Du XVIIIe siècle, l’histoire de l’art a retenu quelques grandes figures d’amateurs, à la fois collectionneurs, mécènes, et souvent artistes eux-mêmes : le comte de Caylus, Dominique-Vivant Denon, l’abbé de Saint-Non, Claude-Henri Watelet. Qui étaient ces amateurs? Quels rapports entretenaient-ils avec les institutions académiques ou avec le marché de l’art en pleine émergence? Pourquoi le terme même était-il l’enjeu de débats et de polémiques? À la croisée de l’histoire sociale des Lumières et de l’histoire de l’art, ce livre entreprend de renouveler notre interprétation des mondes de l’art, en s’interrogeant sur cette figure complexe et méconnue qu’était l’amateur.
Dans l’espace artistique des Lumières, encore largement structuré par l’Académie royale de peinture, le développement d’une culture visuelle au sein des élites consacre la place centrale des amateurs. De Joseph Vernet à Élisabeth Vigée-Lebrun, en passant par Jean-Baptiste Greuze ou Hubert Robert, la peinture française contemporaine est encouragée par de nouvelles formes de sociabilité et par les commandes des amateurs. Eux-mêmes se familiarisent avec les techniques de la peinture, de la gravure et du dessin. De plus en plus, les amateurs d’art s’affirment aussi comme des artistes amateurs.
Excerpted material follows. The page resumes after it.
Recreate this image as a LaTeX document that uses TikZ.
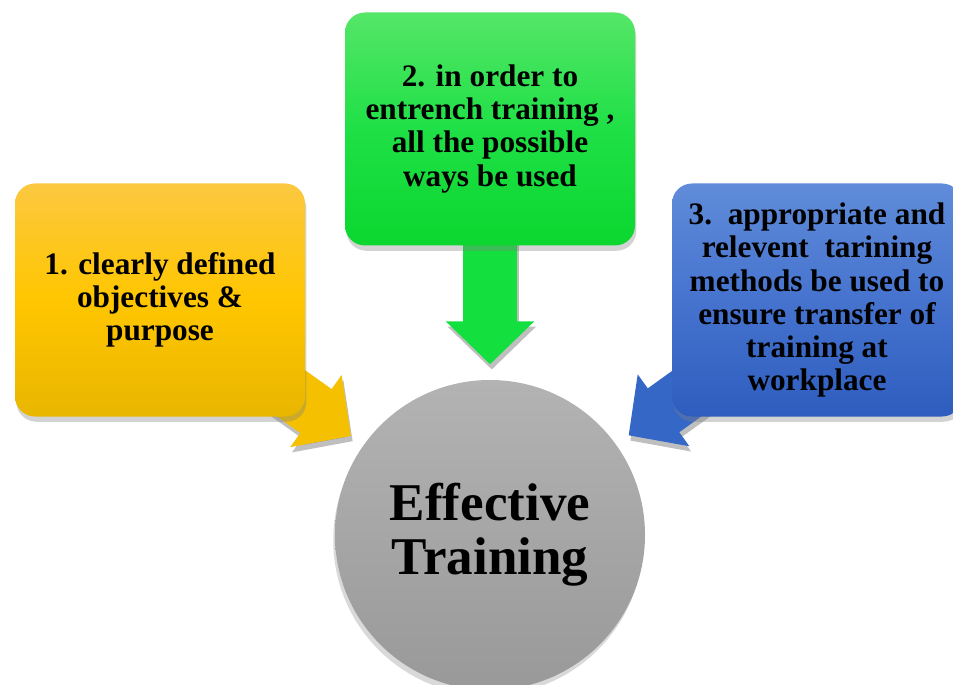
\documentclass[tikz,border=0pt]{standalone}
\usepackage{fontspec}
\setmainfont{Liberation Serif}
\usetikzlibrary{arrows.meta}
\usetikzlibrary{shadows}
\usetikzlibrary{backgrounds}

\definecolor{ytop}{HTML}{FCC840}
\definecolor{ymid}{HTML}{FFC600}
\definecolor{ybot}{HTML}{E9B600}
\definecolor{gtop}{HTML}{55E668}
\definecolor{gmid}{HTML}{1FE046}
\definecolor{gbot}{HTML}{0BD72F}
\definecolor{btop}{HTML}{608CDA}
\definecolor{bmid}{HTML}{4673CE}
\definecolor{bbot}{HTML}{2E5DBF}
\definecolor{ctop}{HTML}{B3B3B3}
\definecolor{cbot}{HTML}{999999}
\definecolor{yarrow}{HTML}{F4C000}
\definecolor{garrow}{HTML}{13E03F}
\definecolor{barrow}{HTML}{3567C7}

\tikzset{
  box/.style={rounded corners=0.2cm, minimum width=2.9cm, minimum height=2.33cm,
    inner sep=0pt, align=center, font=\fontsize{8.9}{9.4}\selectfont\bfseries,
    drop shadow={shadow xshift=0.4pt, shadow yshift=-1.5pt, opacity=0.35}},
  hub/.style={circle, minimum size=3.1cm, inner sep=0pt, align=center,
    top color=ctop, bottom color=cbot,
    font=\fontsize{15.1}{15.4}\selectfont\bfseries,
    drop shadow={shadow xshift=-0.5pt, shadow yshift=-1.5pt, opacity=0.3}},
  fatarrow/.style={line width=0.54cm, -{Triangle[length=0.43cm,width=0.86cm]},
    shorten >=0.15cm},
  arrowshadow/.style={fatarrow, black, opacity=0.25,
    transform canvas={xshift=0.5pt, yshift=-1.5pt}}
}

\begin{document}
\begin{tikzpicture}
\useasboundingbox (0,0) rectangle (9.53,6.84);
\node[box, top color=ytop, bottom color=ybot, middle color=ymid] (obj) at (1.60,3.84)
  {1. clearly defined\\objectives \&\\purpose};
\node[box, top color=gtop, bottom color=gbot, middle color=gmid] (ways) at (4.90,5.55)
  {2. in order to\\entrench training ,\\all the possible\\ways be used};
\node[box, top color=btop, bottom color=bbot, middle color=bmid] (meth) at (8.17,3.84)
  {3.\ \ appropriate and\\relevent\ \ tarining\\methods be used to\\ensure transfer of\\training at\\workplace};
\node[hub] (eff) at (4.90,1.49) {Effective\\Training};
\begin{pgfonlayer}{background}
\draw[arrowshadow] (obj.center) -- (eff);
\draw[arrowshadow] (ways.center) -- (eff);
\draw[arrowshadow] (meth.center) -- (eff);
\draw[fatarrow, yarrow] (obj.center) -- (eff);
\draw[fatarrow, garrow] (ways.center) -- (eff);
\draw[fatarrow, barrow] (meth.center) -- (eff);
\end{pgfonlayer}
\end{tikzpicture}
\end{document}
Promu comme modèle du public par le système monarchique des arts, l’amateur n’est pas une figure désintéressée du goût. Il est tout au contraire un acteur qui joue un rôle décisif, au cœur des tensions qui structurent les mondes de l’art, entre la naissance d’un espace public de l’art, le renouveau des valeurs académiques et l’essor des collections. L’amateur connaît son âge d’or au siècle des Lumières, après le règne du mécène et avant celui du collectionneur, qui s’impose au xixe siècle avec la. professionnalisation des champs culturels.